Sooner State Party Hopes to Qualify for Oklahoma Ballot

The Sooner State Party, a party organized in just the state of Oklahoma, is hoping to qualify for party status this year.  It needs 34,599 valid signatures by February 28.  If it qualifies, it will be the first time that any third party that is not nationally organized will have been on the Oklahoma ballot.

The only other ballot-qualified third parties in Oklahoma history (since statehood in 1907) have been Prohibition, Socialist, Progressive, Farmer-Labor, American, Libertarian, Reform, and Americans Elect.  Also the New Alliance Party in 1988 had presidential ballot status but not ballot access for other offices.

Third parties that were qualified in many states, but never qualified in Oklahoma, in the last fifty years, have been Constitution, Green, Natural Law, and No Labels.  The reason Oklahoma has had so few minor parties has been its severe ballot access laws.

The Sooner State Party is centrist.  Here is a news story about the party.  Thanks to Independent Political Report for the link.

If the party fails to obtain enough valid signatures by the February 28 deadline, it is possible it could win a lawsuit against the early petition deadline.  Oklahoma is in the Tenth Circuit.  The Tenth Circuit said in 1988 in Rainbow Coalition v Oklahoma State Election Board that the old May 31 petition deadline is constitutional.  However, the Tenth Circuit also suggested in Populist Party v Herschler, another 1988 case, that the Wyoming petition deadline of June 1 is likely unconstitutional.  Oklahoma would defend its February 28 deadline by saying that the deadline is needed to give new parties their own primary.  However, courts have said in decisions from Arkansas, Ohio, Tennessee, Nebraska, South Dakota, Idaho, and Nevada that early deadlines for new parties cannot be justified by any so-called state interest in putting new parties in primaries.  Instead the states can provide that new parties nominate by convention, thus eliminating the need for an early petition deadline.


Comments

Sooner State Party Hopes to Qualify for Oklahoma Ballot — 4 Comments

  1. There has been some confused reporting in local media on this effort, putting forth the idea that voters affiliated as independent could be candidates of the new party which is not the case. If Sooner State does get the required signatures they may open their primaries to unaffiliated voters, but there would only be a short window of time between the party being announced as officially recognized and the beginning of the blackout period for party registration changes on April 1st. As I recall, when the OKLP was recognized in 2016 that time period was about 11 days. Any potential Sooner State candidate who misses that window will not be able to run under the new party’s banner.
    A centrist party, comparatively lacking in strong ideological stances, with a narrow window for required but not widely understood administrative steps to be a candidate and not possessing a significant base of voter support is likely to have very view candidates.

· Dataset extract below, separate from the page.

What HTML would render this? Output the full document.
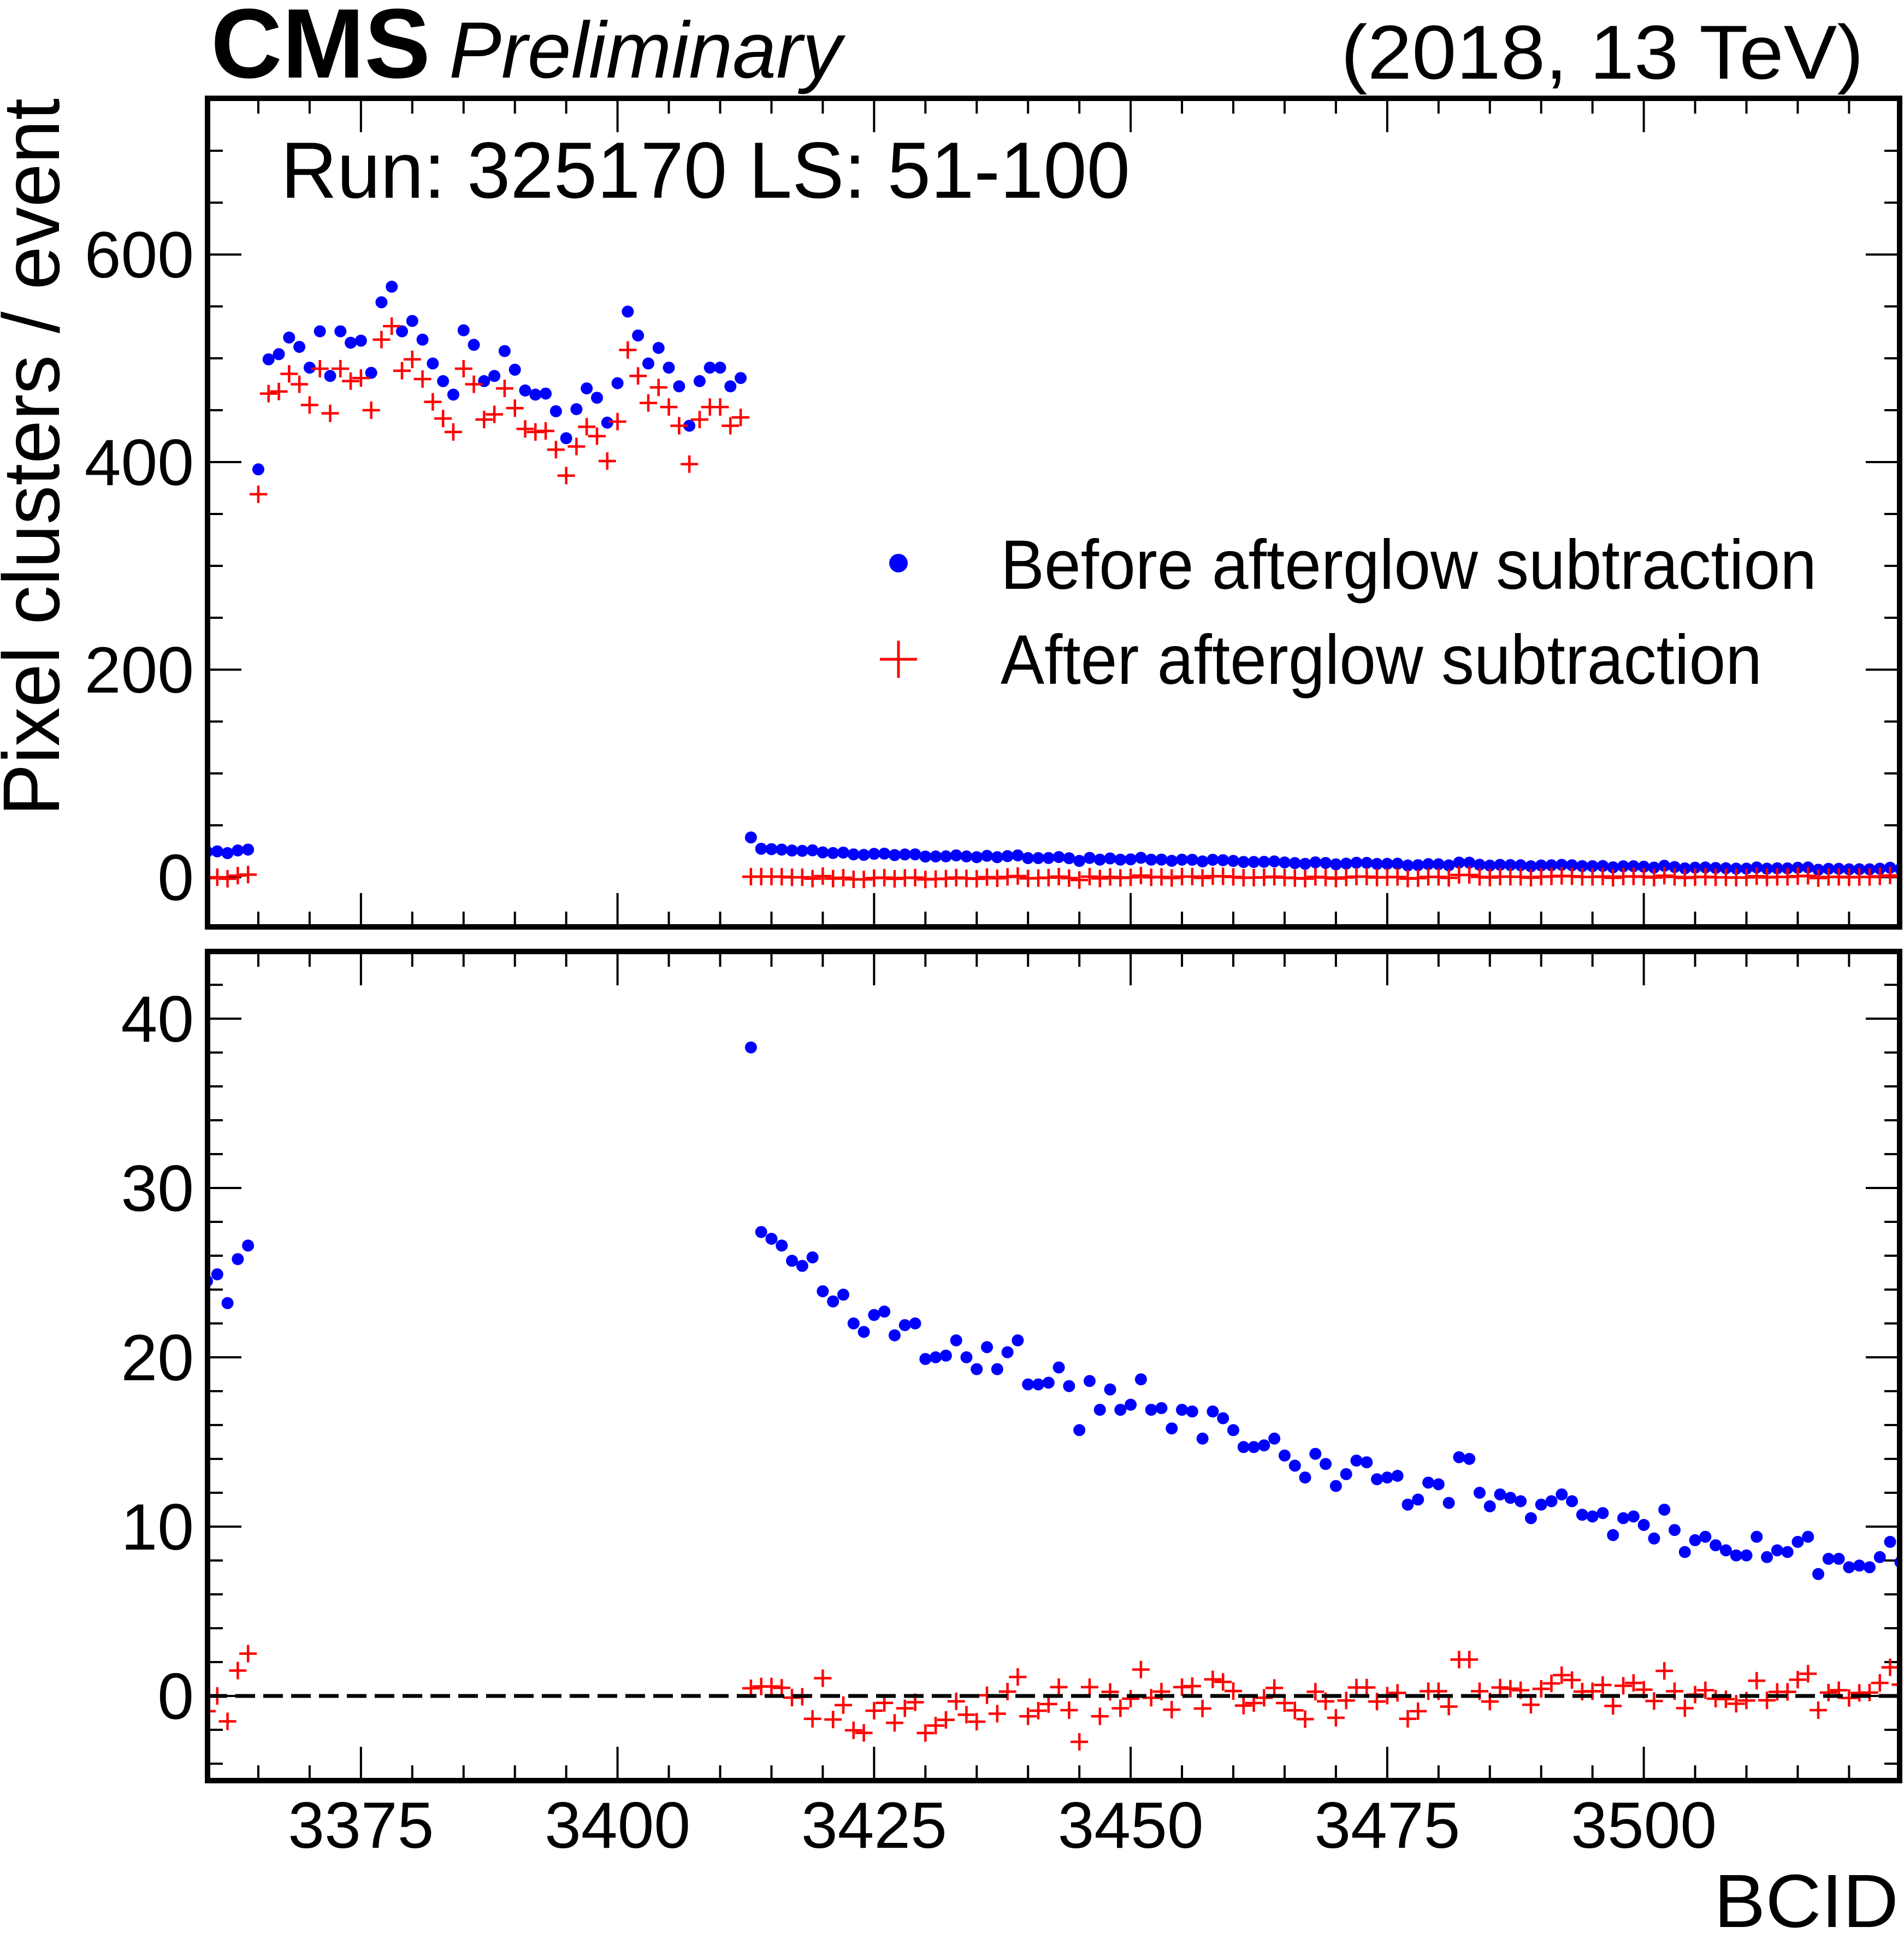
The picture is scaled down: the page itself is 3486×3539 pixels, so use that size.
<!DOCTYPE html>
<html><head><meta charset="utf-8"><style>
html,body{margin:0;padding:0;background:#fff;}
svg{display:block;font-family:"Liberation Sans",Arial,sans-serif;}
</style></head>
<body>
<svg id="chart" xmlns="http://www.w3.org/2000/svg" width="3486" height="3539" viewBox="0 0 3486 3539">
<rect x="0" y="0" width="3486" height="3539" fill="#fff"/>
<defs>
<clipPath id="clipTop"><rect x="380" y="180" width="3098" height="1517"/></clipPath>
<clipPath id="clipBot"><rect x="380" y="1740" width="3098" height="1520"/></clipPath>
</defs>
<text x="386" y="142" font-size="181" font-weight="bold" textLength="402" lengthAdjust="spacingAndGlyphs">CMS</text>
<text x="822" y="142" font-size="146" font-style="italic" textLength="719" lengthAdjust="spacingAndGlyphs">Preliminary</text>
<text x="3412" y="144" font-size="140" text-anchor="end" textLength="957" lengthAdjust="spacingAndGlyphs">(2018, 13 TeV)</text>
<text x="514" y="362" font-size="146" textLength="1555" lengthAdjust="spacingAndGlyphs">Run: 325170 LS: 51-100</text>
<text transform="translate(108,1494) rotate(-90)" font-size="147" textLength="1314" lengthAdjust="spacingAndGlyphs">Pixel clusters / event</text>
<text x="3138" y="3528" font-size="138" textLength="338" lengthAdjust="spacingAndGlyphs">BCID</text>
<g id="axes"></g>
<g id="topMarks" clip-path="url(#clipTop)"></g>
<g id="botMarks" clip-path="url(#clipBot)"></g>
<line x1="380" y1="3105" x2="3478" y2="3105" stroke="#000" stroke-width="7" stroke-dasharray="36,15"/>
<g id="legend">
<circle cx="1645" cy="1031" r="17" fill="#0000ff"/>
<text x="1832" y="1078" font-size="128" textLength="1494" lengthAdjust="spacingAndGlyphs">Before afterglow subtraction</text>
<path d="M1611,1207 H1679 M1645,1173 V1241" stroke="#ff0000" stroke-width="5" fill="none"/>
<text x="1832" y="1252" font-size="128" textLength="1394" lengthAdjust="spacingAndGlyphs">After afterglow subtraction</text>
</g>
<rect x="380" y="180" width="3098" height="1517" fill="none" stroke="#000" stroke-width="10"/>
<rect x="380" y="1742" width="3098" height="1518" fill="none" stroke="#000" stroke-width="10"/>
</svg>
<script>
const bcidStart = 3360;
const beforeVals = [
24.5,24.9,23.2,25.8,26.6,
393,
499,504,520,511,491,526,483,526,515,517,486,554,569,526,536,518,495,478,465,527,513,478,483,507,
489,469,465,466,449,423,451,471,462,438,476,545,522,495,510,491,473,435,478,491,491,473,481,
38.3,27.4,27.0,26.6,25.7,25.4,25.9,23.9,23.3,23.7,
22.0,21.5,22.5,22.7,21.3,21.9,22.0,19.9,20.0,20.1,
21.0,20.0,19.3,20.6,19.3,20.3,21.0,18.4,18.4,18.5,
19.4,18.3,15.7,18.6,16.9,18.1,16.9,17.2,18.7,16.9,
17.0,15.8,16.9,16.8,15.2,16.8,16.4,15.7,14.7,14.7,
14.8,15.2,14.2,13.6,12.9,14.3,13.7,12.4,13.1,13.9,
13.8,12.8,12.9,13.0,11.3,11.6,12.6,12.5,11.4,14.1,
14.0,12.0,11.2,11.9,11.7,11.5,10.5,11.3,11.5,11.9,
11.5,10.7,10.6,10.8,9.5,10.5,10.6,10.1,9.3,11.0,
9.8,8.5,9.2,9.4,8.9,8.6,8.3,8.3,9.4,8.2,
8.6,8.5,9.1,9.4,7.2,8.1,8.1,7.6,7.7,7.6,
8.2,9.1,7.9];
const afterVals = [
-0.9,0,-1.5,1.5,2.5,
369,
466,468,485,475,455,490,447,490,478,481,450,518,531,488,499,480,458,442,429,490,475,441,446,471,
452,432,429,430,412,387,415,434,425,401,439,508,483,457,472,453,435,398,441,453,453,435,443,
0.45,0.56,0.56,0.48,-0.1,-0.05,-1.35,1.05,-1.39,-0.54,
-2.03,-2.18,-0.87,-0.41,-1.59,-0.73,-0.37,-2.19,-1.75,-1.41,
-0.32,-1.11,-1.52,0.04,-1.05,0.26,1.12,-1.2,-0.87,-0.48,
0.52,-0.84,-2.71,0.52,-1.2,0.24,-0.73,-0.16,1.56,-0.11,
0.26,-0.81,0.52,0.58,-0.74,0.98,0.83,0.29,-0.57,-0.42,
-0.11,0.47,-0.42,-0.85,-1.37,0.25,-0.32,-1.29,-0.27,0.5,
0.5,-0.33,0.02,0.18,-1.35,-0.9,0.28,0.28,-0.63,2.15,
2.15,0.28,-0.33,0.5,0.43,0.34,-0.52,0.42,0.74,1.23,
0.94,0.26,0.28,0.65,-0.59,0.6,0.77,0.37,-0.3,1.48,
0.28,-0.72,0.08,0.34,-0.16,-0.19,-0.46,-0.27,0.9,-0.26,
0.24,0.24,0.96,1.31,-0.84,0.2,0.34,-0.12,0.18,0.2,
0.77,1.69,0.67];
const xTickLabels = [3375,3400,3425,3450,3475,3500];
const topYTickLabels = [0,200,400,600];
const botYTickLabels = [0,10,20,30,40];

const NS = "http://www.w3.org/2000/svg";
const X0 = 380, X1 = 3478;
function xPos(b){ return 379 + (b - 3360) * 18.79; }
function yTop(v){ return 1606 - v * 1.9; }
function yBot(v){ return 3105 - v * 31.0; }
const axes = document.getElementById('axes');
function mk(tag, attrs, parent){
  const e = document.createElementNS(NS, tag);
  for (const k in attrs) e.setAttribute(k, attrs[k]);
  parent.appendChild(e);
  return e;
}
function tick(x1,y1,x2,y2,name){
  const l = mk('line',{x1:x1,y1:y1,x2:x2,y2:y2,stroke:'#000','stroke-width':4},axes);
  
  
}
const panels = [[180,1697],[1742,3260]];
for (let b = 3360; b <= 3525; b += 5){
  const x = xPos(b);
  if (x < X0 + 5 || x > X1 - 5) continue;
  const len = (b % 25 === 0) ? 62 : 28;
  for (const p of panels){
    tick(x, p[0], x, p[0] + len, 'x-tick');
    tick(x, p[1], x, p[1] - len, 'x-tick');
  }
}
for (let v = -50; v <= 750; v += 50){
  const y = yTop(v);
  if (y < 185 || y > 1692) continue;
  const len = (v % 200 === 0) ? 62 : 28;
  tick(X0, y, X0 + len, y, 'top-y-tick');
  tick(X1, y, X1 - len, y, 'top-y-tick');
}
for (let v = -4; v <= 44; v += 2){
  const y = yBot(v);
  if (y < 1747 || y > 3255) continue;
  const len = (v % 10 === 0) ? 62 : 28;
  tick(X0, y, X0 + len, y, 'bottom-y-tick');
  tick(X1, y, X1 - len, y, 'bottom-y-tick');
}
for (const v of topYTickLabels){
  const t = mk('text',{x:355,y:yTop(v)+42,'font-size':120,'text-anchor':'end'},axes);
  t.textContent = v;
  
  
}
for (const v of botYTickLabels){
  const t = mk('text',{x:355,y:yBot(v)+42,'font-size':120,'text-anchor':'end'},axes);
  t.textContent = v;
  
  
}
for (const v of xTickLabels){
  const t = mk('text',{x:xPos(v),y:3383,'font-size':120,'text-anchor':'middle'},axes);
  t.textContent = v;
  
  
}
const gTop = document.getElementById('topMarks');
const gBot = document.getElementById('botMarks');
function drawSeries(g, yf, panel){
  for (let i = 0; i < beforeVals.length; i++){
    const x = xPos(bcidStart + i);
    const c = mk('circle',{cx:x,cy:yf(beforeVals[i]),r:11,fill:'#0000ff'},g);
    
    
  }
  for (let i = 0; i < afterVals.length; i++){
    const x = xPos(bcidStart + i), y = yf(afterVals[i]);
    const p = mk('path',{d:'M'+(x-16)+','+y+' H'+(x+16)+' M'+x+','+(y-16)+' V'+(y+16),stroke:'#ff0000','stroke-width':4.5,fill:'none'},g);
    
    
  }
}
drawSeries(gTop, yTop, 'top');
drawSeries(gBot, yBot, 'bottom');
</script>
</body></html>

Alternative parties in Oklahoma do not often have primaries and those that do occur are usually manufactured by the party as a means of promotion or to obtain legal standing, the OKLP has done this several times since the 90s. To my knowledge the only genuinely contested alternative party primary since at least 1972 was the 2018 Libertarian gubernatorial primary. Independent candidates do not face primaries in Oklahoma, they go directly to the general election ballot.
    There have also been some concerns brought up about the main organizer behind this Sooner State Party effort. I don’t know anything first-hand about that but if a person wanted to run a grift it’s a plausible way to go about it. The number of signatures that supposedly has been collected is higher than I would think based on what little I’ve heard about petitioning activity and if accurate still lower than what would make success more likely than not since there is no national organization to back a final push. We’ll see what happens but I would not be shocked if come the end of March we’re left wondering about this deal.

  2. They have an ideological stance which they falsely portray as centrist as a form of propaganda. The notion that it’s centrist is not backed up by election results. They simply declared their views to be at the center.

    Similar to No Lube, American Select, etc.